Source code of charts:
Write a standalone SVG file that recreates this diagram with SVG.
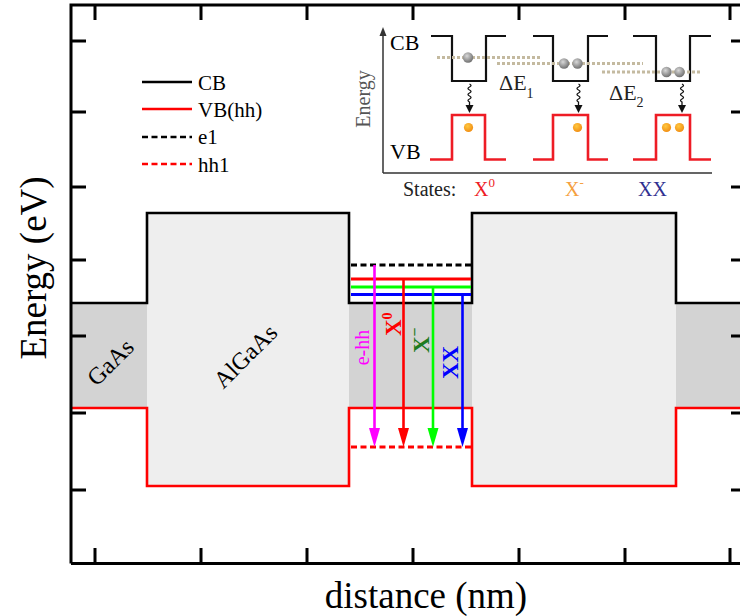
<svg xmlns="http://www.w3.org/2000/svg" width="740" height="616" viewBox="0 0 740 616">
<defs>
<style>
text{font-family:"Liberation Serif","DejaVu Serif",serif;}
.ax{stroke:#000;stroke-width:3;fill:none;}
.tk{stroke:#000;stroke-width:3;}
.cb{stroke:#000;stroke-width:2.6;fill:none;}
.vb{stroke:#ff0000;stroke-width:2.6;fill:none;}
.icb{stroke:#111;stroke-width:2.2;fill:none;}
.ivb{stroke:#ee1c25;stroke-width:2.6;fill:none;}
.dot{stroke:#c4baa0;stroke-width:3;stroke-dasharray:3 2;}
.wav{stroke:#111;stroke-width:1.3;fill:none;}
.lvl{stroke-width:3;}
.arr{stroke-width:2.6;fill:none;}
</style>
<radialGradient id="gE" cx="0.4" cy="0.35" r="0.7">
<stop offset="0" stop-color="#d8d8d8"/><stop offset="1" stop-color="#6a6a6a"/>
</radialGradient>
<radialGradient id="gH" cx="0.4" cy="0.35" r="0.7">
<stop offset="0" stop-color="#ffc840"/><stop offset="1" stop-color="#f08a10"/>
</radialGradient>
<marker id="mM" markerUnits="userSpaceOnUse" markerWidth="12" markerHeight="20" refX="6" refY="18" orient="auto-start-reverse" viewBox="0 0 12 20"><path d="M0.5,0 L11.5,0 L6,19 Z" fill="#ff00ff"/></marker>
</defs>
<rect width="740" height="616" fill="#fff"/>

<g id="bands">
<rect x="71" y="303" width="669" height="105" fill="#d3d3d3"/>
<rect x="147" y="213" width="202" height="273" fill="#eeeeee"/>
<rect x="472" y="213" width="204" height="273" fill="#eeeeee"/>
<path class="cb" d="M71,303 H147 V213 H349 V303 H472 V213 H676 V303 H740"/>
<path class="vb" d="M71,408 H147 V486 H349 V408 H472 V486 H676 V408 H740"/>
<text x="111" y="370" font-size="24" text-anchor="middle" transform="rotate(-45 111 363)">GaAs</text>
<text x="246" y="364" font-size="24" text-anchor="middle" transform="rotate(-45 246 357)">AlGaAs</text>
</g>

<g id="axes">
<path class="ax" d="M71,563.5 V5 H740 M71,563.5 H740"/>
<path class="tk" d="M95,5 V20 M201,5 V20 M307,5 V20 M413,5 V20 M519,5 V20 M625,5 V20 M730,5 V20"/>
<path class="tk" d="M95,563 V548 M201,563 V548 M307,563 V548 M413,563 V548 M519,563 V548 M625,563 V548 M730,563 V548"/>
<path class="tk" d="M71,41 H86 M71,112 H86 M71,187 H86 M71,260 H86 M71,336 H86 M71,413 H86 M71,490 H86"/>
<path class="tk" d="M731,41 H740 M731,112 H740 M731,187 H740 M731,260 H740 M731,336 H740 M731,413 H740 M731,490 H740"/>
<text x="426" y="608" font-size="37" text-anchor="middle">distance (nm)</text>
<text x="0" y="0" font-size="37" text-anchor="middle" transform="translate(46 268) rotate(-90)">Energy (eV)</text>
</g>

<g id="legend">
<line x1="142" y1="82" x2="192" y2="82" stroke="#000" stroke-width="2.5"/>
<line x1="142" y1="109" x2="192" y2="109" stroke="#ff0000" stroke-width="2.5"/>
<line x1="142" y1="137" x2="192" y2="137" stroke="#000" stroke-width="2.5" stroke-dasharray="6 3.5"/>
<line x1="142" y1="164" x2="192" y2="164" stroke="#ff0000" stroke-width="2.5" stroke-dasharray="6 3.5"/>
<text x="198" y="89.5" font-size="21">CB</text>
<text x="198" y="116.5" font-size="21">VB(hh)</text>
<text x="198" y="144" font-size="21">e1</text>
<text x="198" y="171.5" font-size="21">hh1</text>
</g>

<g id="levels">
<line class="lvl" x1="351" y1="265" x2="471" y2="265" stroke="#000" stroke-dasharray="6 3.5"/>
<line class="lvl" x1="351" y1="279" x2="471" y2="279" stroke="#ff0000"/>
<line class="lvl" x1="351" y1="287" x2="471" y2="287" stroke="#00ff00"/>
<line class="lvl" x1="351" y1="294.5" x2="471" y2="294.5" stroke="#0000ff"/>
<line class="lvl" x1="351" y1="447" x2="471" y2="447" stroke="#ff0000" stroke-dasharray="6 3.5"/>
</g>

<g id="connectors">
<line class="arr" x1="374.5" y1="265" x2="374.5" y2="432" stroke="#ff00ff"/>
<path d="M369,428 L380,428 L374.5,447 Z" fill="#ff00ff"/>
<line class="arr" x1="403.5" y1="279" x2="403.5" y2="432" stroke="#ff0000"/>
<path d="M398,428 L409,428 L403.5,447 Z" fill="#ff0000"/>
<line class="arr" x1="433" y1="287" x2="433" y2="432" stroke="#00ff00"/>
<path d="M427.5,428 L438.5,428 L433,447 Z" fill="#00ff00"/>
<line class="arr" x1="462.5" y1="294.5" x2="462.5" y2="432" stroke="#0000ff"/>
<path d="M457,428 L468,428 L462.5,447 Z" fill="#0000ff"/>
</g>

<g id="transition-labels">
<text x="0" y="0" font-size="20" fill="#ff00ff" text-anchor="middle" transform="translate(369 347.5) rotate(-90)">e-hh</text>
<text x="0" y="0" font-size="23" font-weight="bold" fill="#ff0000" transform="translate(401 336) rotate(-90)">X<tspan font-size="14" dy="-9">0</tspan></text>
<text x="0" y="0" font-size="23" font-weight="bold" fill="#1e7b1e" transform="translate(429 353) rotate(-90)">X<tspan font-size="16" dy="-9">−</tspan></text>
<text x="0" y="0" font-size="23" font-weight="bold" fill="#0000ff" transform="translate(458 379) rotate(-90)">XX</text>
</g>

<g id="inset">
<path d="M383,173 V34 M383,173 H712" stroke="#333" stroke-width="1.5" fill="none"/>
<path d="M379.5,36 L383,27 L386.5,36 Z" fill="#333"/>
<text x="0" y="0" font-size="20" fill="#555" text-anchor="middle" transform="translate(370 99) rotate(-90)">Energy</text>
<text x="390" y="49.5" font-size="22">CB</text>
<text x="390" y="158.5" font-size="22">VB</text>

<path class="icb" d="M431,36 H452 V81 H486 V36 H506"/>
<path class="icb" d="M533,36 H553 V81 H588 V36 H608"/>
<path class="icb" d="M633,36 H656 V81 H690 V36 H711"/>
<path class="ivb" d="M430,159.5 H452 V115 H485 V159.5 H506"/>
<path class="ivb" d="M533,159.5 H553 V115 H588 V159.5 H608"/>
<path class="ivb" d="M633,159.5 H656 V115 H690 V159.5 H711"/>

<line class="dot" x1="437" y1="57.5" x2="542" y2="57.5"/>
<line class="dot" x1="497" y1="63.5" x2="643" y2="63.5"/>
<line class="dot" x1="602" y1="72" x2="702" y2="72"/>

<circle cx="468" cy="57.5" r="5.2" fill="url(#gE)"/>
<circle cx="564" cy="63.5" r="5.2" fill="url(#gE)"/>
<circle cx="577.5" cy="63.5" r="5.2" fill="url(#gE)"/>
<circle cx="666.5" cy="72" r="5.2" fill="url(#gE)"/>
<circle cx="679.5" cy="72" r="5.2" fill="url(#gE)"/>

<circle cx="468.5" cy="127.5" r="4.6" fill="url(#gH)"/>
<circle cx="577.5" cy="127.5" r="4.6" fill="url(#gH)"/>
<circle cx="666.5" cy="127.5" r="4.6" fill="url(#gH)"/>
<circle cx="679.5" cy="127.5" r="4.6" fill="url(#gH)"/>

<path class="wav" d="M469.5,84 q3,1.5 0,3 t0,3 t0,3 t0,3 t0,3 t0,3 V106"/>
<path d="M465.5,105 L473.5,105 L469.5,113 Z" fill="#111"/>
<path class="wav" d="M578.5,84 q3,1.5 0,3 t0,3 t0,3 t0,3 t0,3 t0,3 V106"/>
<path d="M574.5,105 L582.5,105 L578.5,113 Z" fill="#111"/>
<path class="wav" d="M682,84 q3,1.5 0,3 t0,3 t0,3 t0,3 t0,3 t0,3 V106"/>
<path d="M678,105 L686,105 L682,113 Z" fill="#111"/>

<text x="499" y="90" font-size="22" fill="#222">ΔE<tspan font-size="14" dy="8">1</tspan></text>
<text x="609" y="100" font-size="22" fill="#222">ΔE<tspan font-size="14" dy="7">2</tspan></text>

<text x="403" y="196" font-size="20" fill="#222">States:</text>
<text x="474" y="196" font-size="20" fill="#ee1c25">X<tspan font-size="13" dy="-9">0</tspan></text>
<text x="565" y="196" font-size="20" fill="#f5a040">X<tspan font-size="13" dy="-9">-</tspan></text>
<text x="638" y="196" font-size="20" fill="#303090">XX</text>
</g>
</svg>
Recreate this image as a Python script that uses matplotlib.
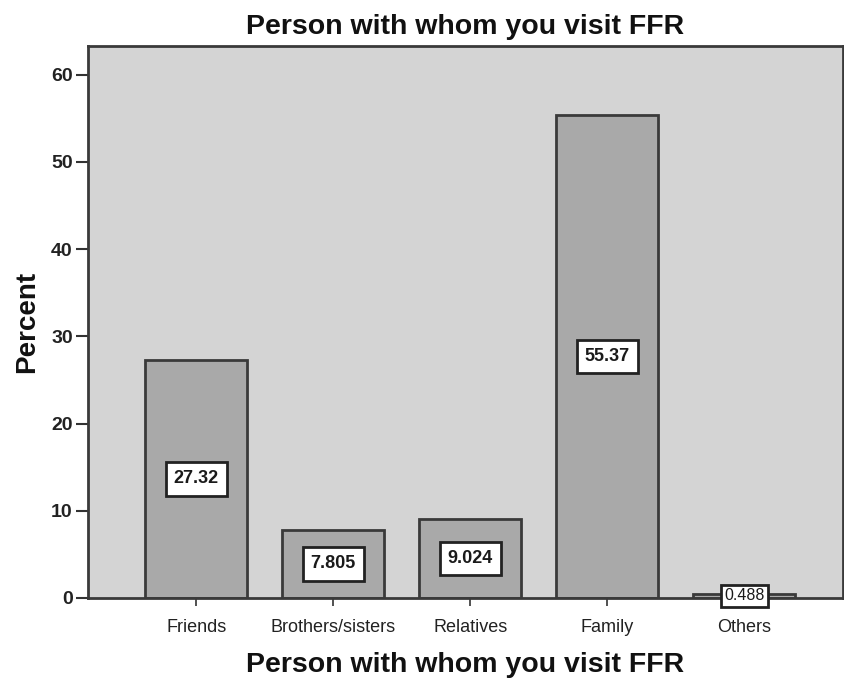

» **WHAT YOU WILL DO**: Copy each line of the listing that holds the word "this".

» **SOLUTION**:
Write a standalone SVG file that recreates this diagram with SVG.
Recreate this image as a Python script that uses matplotlib.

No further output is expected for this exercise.